#### Recorded data:
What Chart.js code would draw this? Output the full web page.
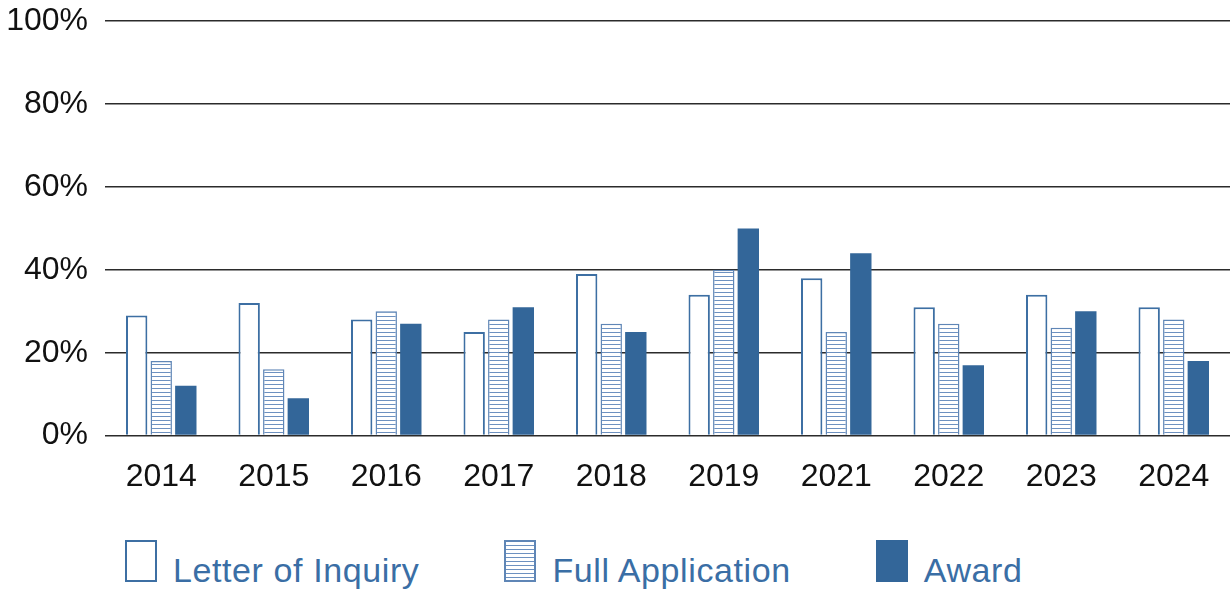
<!DOCTYPE html>
<html>
<head>
<meta charset="utf-8">
<script src="https://cdn.jsdelivr.net/npm/chart.js@4/dist/chart.umd.min.js"></script>
<style>
    body { margin: 0; background: #fff; }
    #wrap { position: relative; width: 1230px; height: 590px; overflow: hidden; }
    #chartBox { position: absolute; left: 0; top: -15px; width: 1230px; height: 525px; }
    #legend {
        position: absolute; left: 125px; top: 540px;
        display: flex; align-items: baseline;
        font-family: 'Liberation Sans', Arial, sans-serif;
        font-size: 34px; letter-spacing: 0.6px; color: #3a6ea5;
    }
    .item { display: flex; align-items: baseline; margin-right: 85px; }
    .swatch { box-sizing: border-box; width: 32px; height: 42px; margin-right: 16px; }
</style>
</head>
<body>
<div id="wrap">
    <div id="chartBox"><canvas id="myChart"></canvas></div>
    <div id="legend"></div>
</div>
<script>
const years = ['2014', '2015', '2016', '2017', '2018', '2019', '2021', '2022', '2023', '2024'];
const letterOfInquiry = [29, 32, 28, 25, 39, 34, 38, 31, 34, 31];
const fullApplication = [18, 16, 30, 28, 27, 40, 25, 27, 26, 28];
const award = [12, 9, 27, 31, 25, 50, 44, 17, 30, 18];
const yTicks = [0, 20, 40, 60, 80, 100];

const blue = '#336699';

// horizontal stripes for the Full Application bars
function stripes() {
    const c = document.createElement('canvas');
    c.width = 4;
    c.height = 4;
    const g = c.getContext('2d');
    g.fillStyle = '#ffffff';
    g.fillRect(0, 0, 4, 4);
    g.fillStyle = '#6d91c0';
    g.fillRect(0, 3, 4, 1);
    return g.createPattern(c, 'repeat');
}

const ctx = document.getElementById('myChart').getContext('2d');

const myChart = new Chart(ctx, {
    type: 'bar',
    data: {
        labels: years,
        datasets: [
            {
                label: 'Letter of Inquiry',
                data: letterOfInquiry,
                backgroundColor: '#ffffff',
                borderColor: '#3d6fa3',
                borderWidth: 2
            },
            {
                label: 'Full Application',
                data: fullApplication,
                backgroundColor: stripes(),
                borderColor: '#5f86b6',
                borderWidth: 1.5
            },
            {
                label: 'Award',
                data: award,
                backgroundColor: blue,
                borderWidth: 0
            }
        ]
    },
    options: {
        responsive: true,
        maintainAspectRatio: false,
        animation: false,
        layout: { padding: { left: 5, right: 0, top: 0, bottom: 0 } },
        datasets: {
            bar: { categoryPercentage: 0.655, barPercentage: 0.87 }
        },
        plugins: {
            legend: { display: false },
            tooltip: { enabled: false }
        },
        scales: {
            x: {
                grid: { display: false },
                border: { display: false },
                ticks: {
                    color: '#111',
                    padding: 14,
                    font: { family: "'Liberation Sans', Arial, sans-serif", size: 32 }
                }
            },
            y: {
                min: 0,
                max: 100,
                afterBuildTicks: axis => {
                    axis.ticks = yTicks.map(v => ({ value: v }));
                },
                afterFit: axis => {
                    axis.width = 100;
                },
                grid: {
                    color: '#2b2b2b',
                    lineWidth: 1.6,
                    drawTicks: false
                },
                border: { display: false },
                ticks: {
                    color: '#111',
                    padding: 17,
                    font: { family: "'Liberation Sans', Arial, sans-serif", size: 32 },
                    callback: v => v + '%'
                }
            }
        }
    }
});

// HTML legend
function buildLegend() {
    const legend = document.getElementById('legend');
    const styles = [
        'border: 2px solid #3d6fa3; background: #fff;',
        'border: 2px solid #5f86b6; background: repeating-linear-gradient(to bottom, #fff 0 3px, #6d91c0 3px 4px);',
        'background: ' + blue + ';'
    ];
    myChart.data.datasets.forEach((ds, i) => {
        const item = document.createElement('div');
        item.className = 'item';
        item.innerHTML = `<span class="swatch" style="${styles[i]}"></span><span>${ds.label}</span>`;
        legend.appendChild(item);
    });
}

buildLegend();
</script>
</body>
</html>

#### Problem to solve:
Each line from the top of the material through the line containing "const ctx = document.getElementById('myChart').getContext('2d');" should be reproduced exactly; please drop any images.

#### Solution to this exercise:
What Chart.js code would draw this? Output the full web page.
<!DOCTYPE html>
<html>
<head>
<meta charset="utf-8">
<script src="https://cdn.jsdelivr.net/npm/chart.js@4/dist/chart.umd.min.js"></script>
<style>
    body { margin: 0; background: #fff; }
    #wrap { position: relative; width: 1230px; height: 590px; overflow: hidden; }
    #chartBox { position: absolute; left: 0; top: -15px; width: 1230px; height: 525px; }
    #legend {
        position: absolute; left: 125px; top: 540px;
        display: flex; align-items: baseline;
        font-family: 'Liberation Sans', Arial, sans-serif;
        font-size: 34px; letter-spacing: 0.6px; color: #3a6ea5;
    }
    .item { display: flex; align-items: baseline; margin-right: 85px; }
    .swatch { box-sizing: border-box; width: 32px; height: 42px; margin-right: 16px; }
</style>
</head>
<body>
<div id="wrap">
    <div id="chartBox"><canvas id="myChart"></canvas></div>
    <div id="legend"></div>
</div>
<script>
const years = ['2014', '2015', '2016', '2017', '2018', '2019', '2021', '2022', '2023', '2024'];
const letterOfInquiry = [29, 32, 28, 25, 39, 34, 38, 31, 34, 31];
const fullApplication = [18, 16, 30, 28, 27, 40, 25, 27, 26, 28];
const award = [12, 9, 27, 31, 25, 50, 44, 17, 30, 18];
const yTicks = [0, 20, 40, 60, 80, 100];

const blue = '#336699';

// horizontal stripes for the Full Application bars
function stripes() {
    const c = document.createElement('canvas');
    c.width = 4;
    c.height = 4;
    const g = c.getContext('2d');
    g.fillStyle = '#ffffff';
    g.fillRect(0, 0, 4, 4);
    g.fillStyle = '#6d91c0';
    g.fillRect(0, 3, 4, 1);
    return g.createPattern(c, 'repeat');
}

const ctx = document.getElementById('myChart').getContext('2d');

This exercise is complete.